Para que el homenaje a la tierra valenciana no quede tan evidente, Rodrigo Sorogoyen rodó algunos exteriores en Madrid para hacer más universal el concepto de corrupción. Más transautonómico, digamos. Y luego, ya para esparcir la mierda en plan urbi et urbi, le puso a la jefa de los golfos apandadores -“La Ceballos”- un acento andaluz que disimulara su inquietante parecido con doña Rita, aquella chumadora que ponía orden y disciplina en estos latrocinios que asolaron los telediarios. De este modo, el público de derechas también sale reconfortado de ver “El reino”, y puede contarle a las amistades que “los andaluces también robaban”, los EREs y tal, que lo han dicho en la película, y que la corrupción es una cosa de todos los partidos políticos, de todos, y que ya está bien de señalar siempre a los mismos.

    No se salva ni Dios, en “El reino”. Poque no hay dios que pueda perdonar a todos estos atracadores: ni a los contumaces ni a los arrepentidos.

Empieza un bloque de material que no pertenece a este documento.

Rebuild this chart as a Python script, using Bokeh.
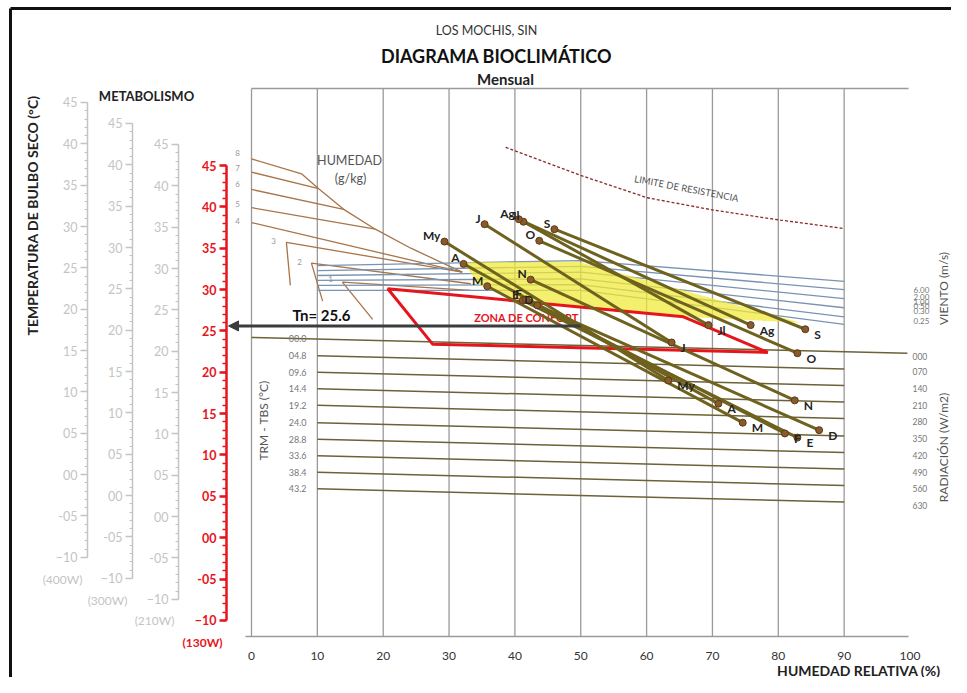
import numpy as np
from bokeh.plotting import figure
from bokeh.models import Range1d, LinearAxis, FixedTicker, Arrow, NormalHead
from bokeh.core.properties import value
from bokeh.embed import file_html
from bokeh.resources import INLINE

FONT = "Lato"

# ---------------- data ----------------
months = ["E", "F", "M", "A", "My", "J", "Jl", "Ag", "S", "O", "N", "D"]
hr_min = [41.2, 41.7, 35.8, 32.2, 29.3, 35.4, 41.3, 40.6, 46.0, 43.7, 42.4, 43.4]
t_max = [28.7, 28.8, 30.4, 33.1, 35.8, 37.9, 38.2, 38.5, 37.3, 35.9, 31.2, 28.1]
hr_max = [82.9, 81.0, 74.6, 70.9, 63.3, 63.8, 69.4, 75.8, 84.1, 82.9, 82.5, 86.2]
t_min = [12.1, 12.6, 13.9, 16.2, 19.0, 23.6, 25.7, 25.7, 25.2, 22.3, 16.6, 13.0]

tn = 25.6
tn_arrow_from_hr = 50.0

temp_ticks = list(range(-10, 50, 5))
temp_minor = list(range(-10, 46))
metab_labels = ["(400W)", "(300W)", "(210W)", "(130W)"]
rh_ticks = list(range(0, 110, 10))

comfort_hr = [20.7, 65.6, 78.4, 27.5]
comfort_t = [30.1, 26.7, 22.4, 23.4]

wind_zone_hr = [32.2, 49.5, 83.4, 65.6, 53.0, 39.3, 34.5]
wind_zone_t = [33.3, 33.4, 26.0, 26.7, 27.7, 28.9, 30.6]

limit_hr = [38.6, 50.0, 60.1, 70.2, 80.3, 89.8]
limit_t = [47.2, 43.8, 41.1, 39.6, 38.4, 37.4]

trm_labels = ["00.0", "04.8", "09.6", "14.4", "19.2", "24.0", "28.8", "33.6", "38.4", "43.2"]
rad_labels = ["000", "070", "140", "210", "280", "350", "420", "490", "560", "630"]
rad_hr_start = [0, 10, 10, 10, 10, 10, 10, 10, 10, 10]
rad_hr_end = [99.6, 90, 90, 90, 90, 90, 90, 90, 90, 90]
rad_t_start = [24.2, 22.0, 20.0, 18.0, 16.0, 13.9, 11.9, 9.9, 7.9, 5.9]
rad_t_end = [22.3, 20.4, 18.4, 16.4, 14.4, 12.3, 10.3, 8.3, 6.3, 4.3]

wind_labels = ["6.00", "2.00", "1.00", "0.50", "0.30", "0.25"]
wind_hr = [10, 50, 90]
wind_t = [
    [32.9, 33.5, 31.0],
    [32.3, 32.8, 30.0],
    [31.7, 32.1, 28.9],
    [31.1, 31.3, 27.8],
    [30.5, 30.6, 26.7],
    [29.9, 29.9, 25.8],
]

humid_labels = ["8", "7", "6", "5", "4", "3", "2", "1"]
humid_hr = [
    [0, 7.6, 10.2, 14.0, 18.8, 24.2, 32.0],
    [0, 10.2],
    [0, 14.0],
    [0, 18.8],
    [0, 32.0],
    [5.9, 5.3, 32.0],
    [10.8, 9.1, 33.3],
    [18.4, 13.8, 33.3],
]
humid_t = [
    [45.8, 44.0, 42.2, 39.7, 37.3, 35.0, 32.1],
    [44.2, 42.2],
    [42.1, 39.7],
    [39.9, 37.3],
    [38.1, 32.1],
    [30.5, 35.7, 32.1],
    [28.6, 33.2, 30.7],
    [26.4, 30.9, 29.9],
]

# ---------------- layout helpers (picture pixel -> chart coords) ----------------
def HX(px):
    return (px - 251) / 6.585


def TY(py):
    return 45 - (py - 165) / 8.27


W, H = 951, 677
STEP = 2.54  # vertical shift between metabolism scales (deg C)

p = figure(width=W, height=H, output_backend="svg", toolbar_location=None,
           x_range=Range1d(HX(0), HX(W)), y_range=Range1d(TY(H), TY(0)),
           x_axis_location=None, y_axis_location=None, min_border=0)
p.grid.visible = False
p.outline_line_color = None
p.background_fill_color = "white"

for k, nm in enumerate(["m400", "m300", "m210"]):
    shift = STEP * (3 - k)
    p.extra_y_ranges[nm] = Range1d(TY(H) - shift, TY(0) - shift)

# frame border (left and top sides)
p.segment(x0=[HX(10), HX(10)], y0=[TY(8), TY(8)], x1=[HX(10), HX(W)], y1=[TY(H), TY(8)],
          line_color="#111111", line_width=3)

# ---------------- grid frame ----------------
t_top, t_bot = TY(88), TY(636)
gx = list(range(0, 100, 10))
p.segment(x0=gx, y0=[t_bot] * len(gx), x1=gx, y1=[t_top] * len(gx), line_color="#9a9a9a", line_width=1.3)
p.segment(x0=[0], y0=[t_top], x1=[HX(908)], y1=[t_top], line_color="#9a9a9a", line_width=1.3)
p.segment(x0=[HX(245)], y0=[t_bot], x1=[HX(908)], y1=[t_bot], line_color="#9a9a9a", line_width=1.3)

# ---------------- radiation lines ----------------
p.segment(x0=rad_hr_start, y0=rad_t_start, x1=rad_hr_end, y1=rad_t_end, line_color="#6b6238", line_width=1.5)
lab_x = HX(306)
lab_y = [ts + (te - ts) * (lab_x - hs) / (he - hs) if hs < lab_x else ts
         for hs, he, ts, te in zip(rad_hr_start, rad_hr_end, rad_t_start, rad_t_end)]
p.text(x=[lab_x] * len(trm_labels), y=lab_y, text=trm_labels, text_font=value(FONT),
       text_font_size="9px", text_color="#777777", text_align="right", text_baseline="middle")
p.text(x=[HX(912)] * len(rad_labels), y=rad_t_end, text=rad_labels, text_font=value(FONT),
       text_font_size="8.5px", text_color="#777777", text_align="left", text_baseline="middle", y_offset=3)

# ---------------- humidity lines ----------------
p.multi_line(xs=humid_hr, ys=humid_t, line_color="#a87448", line_width=1.3)
humid_lab_px = [(237, 152), (237, 167), (237, 183), (237, 203), (237, 220), (273, 240), (299, 261), (330, 278)]
p.text(x=[HX(a) for a, b in humid_lab_px], y=[TY(b) for a, b in humid_lab_px], text=humid_labels,
       text_font=value(FONT), text_font_size="8px", text_color="#999999", text_align="center", text_baseline="middle")

# ---------------- wind lines & zone ----------------
p.multi_line(xs=[wind_hr] * len(wind_t), ys=wind_t, line_color="#7893b3", line_width=1.3)
p.patch(x=wind_zone_hr, y=wind_zone_t, fill_color="#f1e936", fill_alpha=0.72, line_color=None)
wind_lab_py = [289, 296, 301, 305, 310, 320]
p.text(x=[HX(913)] * len(wind_labels), y=[TY(v) for v in wind_lab_py], text=wind_labels,
       text_font=value(FONT), text_font_size="8px", text_color="#777777", text_align="left", text_baseline="middle")

# ---------------- comfort zone ----------------
p.patch(x=comfort_hr, y=comfort_t, fill_color=None, line_color="#e8141c", line_width=3)
p.text(x=[HX(526)], y=[TY(317)], text=["ZONA DE CONFORT"], text_font=value(FONT), text_font_size="11px",
       text_font_style="bold", text_color="#e8141c", text_align="center", text_baseline="middle")

# ---------------- limite de resistencia ----------------
p.line(limit_hr, limit_t, line_color="#8b2a2a", line_width=1.3, line_dash="3 2")
p.text(x=[HX(686)], y=[TY(188)], text=["LIMITE DE RESISTENCIA"], text_font=value(FONT), text_font_size="9.5px",
       text_color="#555555", text_align="center", text_baseline="middle", angle=-0.19)

# ---------------- Tn arrow ----------------
p.add_layout(Arrow(end=NormalHead(size=10, fill_color="#3c3c3c", line_color="#3c3c3c"),
                   x_start=tn_arrow_from_hr, y_start=tn, x_end=HX(228), y_end=tn,
                   line_color="#3c3c3c", line_width=3))
p.text(x=[HX(292)], y=[TY(314)], text=[f"Tn= {tn}"], text_font=value(FONT), text_font_size="15px",
       text_font_style="bold", text_color="#111111", text_align="left", text_baseline="middle")

# ---------------- monthly lines ----------------
p.segment(x0=hr_min, y0=t_max, x1=hr_max, y1=t_min, line_color="#6f621e", line_width=3)
p.scatter(x=hr_min + hr_max, y=t_max + t_min, size=7, fill_color="#8b5a2b", line_color="#5a3a18")
p.text(x=hr_min, y=t_max, text=months, text_font=value(FONT), text_font_size="12px", text_font_style="bold",
       text_color="#222222", text_align="right", text_baseline="middle", x_offset=-4, y_offset=-6)
p.text(x=hr_max, y=t_min, text=months, text_font=value(FONT), text_font_size="12px", text_font_style="bold",
       text_color="#222222", text_align="left", text_baseline="middle", x_offset=9, y_offset=5)

# ---------------- temperature / metabolism axes ----------------
axes_spec = [("m400", HX(87), "#c4c4c4", False),
             ("m300", HX(132), "#c4c4c4", False),
             ("m210", HX(178), "#c4c4c4", False),
             ("default", HX(226), "#e8141c", True)]
for nm, xloc, col, main in axes_spec:
    ax = LinearAxis(y_range_name=nm, fixed_location=xloc, bounds=(-10, 45),
                    ticker=FixedTicker(ticks=temp_ticks, minor_ticks=temp_minor),
                    major_label_overrides={5: "05", 0: "00", -5: "-05"})
    ax.axis_line_color = col
    ax.axis_line_width = 2.5 if main else 1.5
    ax.major_tick_line_color = col
    ax.major_tick_line_width = 2.5 if main else 1.5
    ax.major_tick_out = 7
    ax.major_tick_in = 0
    ax.minor_tick_line_color = col
    ax.minor_tick_line_width = 1.5 if main else 1
    ax.minor_tick_out = 4 if main else 3
    ax.minor_tick_in = 0
    ax.major_label_text_color = col
    ax.major_label_text_font = FONT
    ax.major_label_text_font_size = "12.5px"
    ax.major_label_text_font_style = "bold" if main else "normal"
    ax.major_label_standoff = 3
    p.add_layout(ax, "left")

metab_px = [(62, 579), (107, 600), (154, 620), (202, 642)]
p.text(x=[HX(a) for a, b in metab_px[:3]], y=[TY(b) for a, b in metab_px[:3]], text=metab_labels[:3],
       text_font=value(FONT), text_font_size="12px", text_color="#c4c4c4", text_align="center", text_baseline="middle")
p.text(x=[HX(metab_px[3][0])], y=[TY(metab_px[3][1])], text=metab_labels[3:], text_font=value(FONT),
       text_font_size="12px", text_font_style="bold", text_color="#e8141c", text_align="center", text_baseline="middle")

# ---------------- relative humidity axis ----------------
xax = LinearAxis(fixed_location=t_bot, bounds=(0, 100), ticker=FixedTicker(ticks=rh_ticks))
xax.axis_line_color = None
xax.major_tick_line_color = None
xax.minor_tick_line_color = None
xax.major_label_text_font = FONT
xax.major_label_text_font_size = "12px"
xax.major_label_text_color = "#333333"
xax.major_label_standoff = 9
p.add_layout(xax, "below")

# ---------------- titles & texts ----------------
def label(px, py, txt, size, color="#333333", bold=False, align="center", angle=0.0):
    p.text(x=[HX(px)], y=[TY(py)], text=[txt], text_font=value(FONT), text_font_size=f"{size}px",
           text_color=color, text_font_style="bold" if bold else "normal", text_align=align,
           text_baseline="middle", angle=angle)


label(486, 30, "LOS MOCHIS, SIN", 12.5)
label(496, 55, "DIAGRAMA BIOCLIMÁTICO", 18, "#111111", True)
label(505, 78, "Mensual", 15, "#222222", True)
label(146, 95, "METABOLISMO", 13, "#222222", True)
label(32, 215, "TEMPERATURA DE BULBO SECO (°C)", 14, "#222222", True, angle=np.pi / 2)
label(940, 669.5, "HUMEDAD RELATIVA (%)", 14, "#222222", True, align="right")
label(349, 160, "HUMEDAD", 12.5, "#555555")
label(350, 178, "(g/kg)", 12.5, "#555555")
label(263, 420, "TRM - TBS (°C)", 12, "#555555", angle=np.pi / 2)
label(943, 288, "VIENTO (m/s)", 12, "#555555", angle=np.pi / 2)
label(943, 447, "RADIACIÓN (W/m2)", 12, "#555555", angle=np.pi / 2)

open("out.html", "w").write(file_html(p, INLINE))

Así se titulaba, justamente, otra película de Rodrigo Sorogoyen. Yo, en eso, estoy con el personaje de Bárbara Lennie imitando a Ana Pastor: ¡y una mierda!, los actos de contrición. Que le corten la cabeza igual al hijoputa este. Y que devuelva lo robado. Lo triste es que tampoco hay dios que pueda perdonar a los periodistas “incisivos” como ella. Cómo se puede ser tan lista, tan valiente, tan “independiente”, y no saber que el dueño que te paga está puesto ahí, precisamente, para proteger a los más altos saqueadores del reino.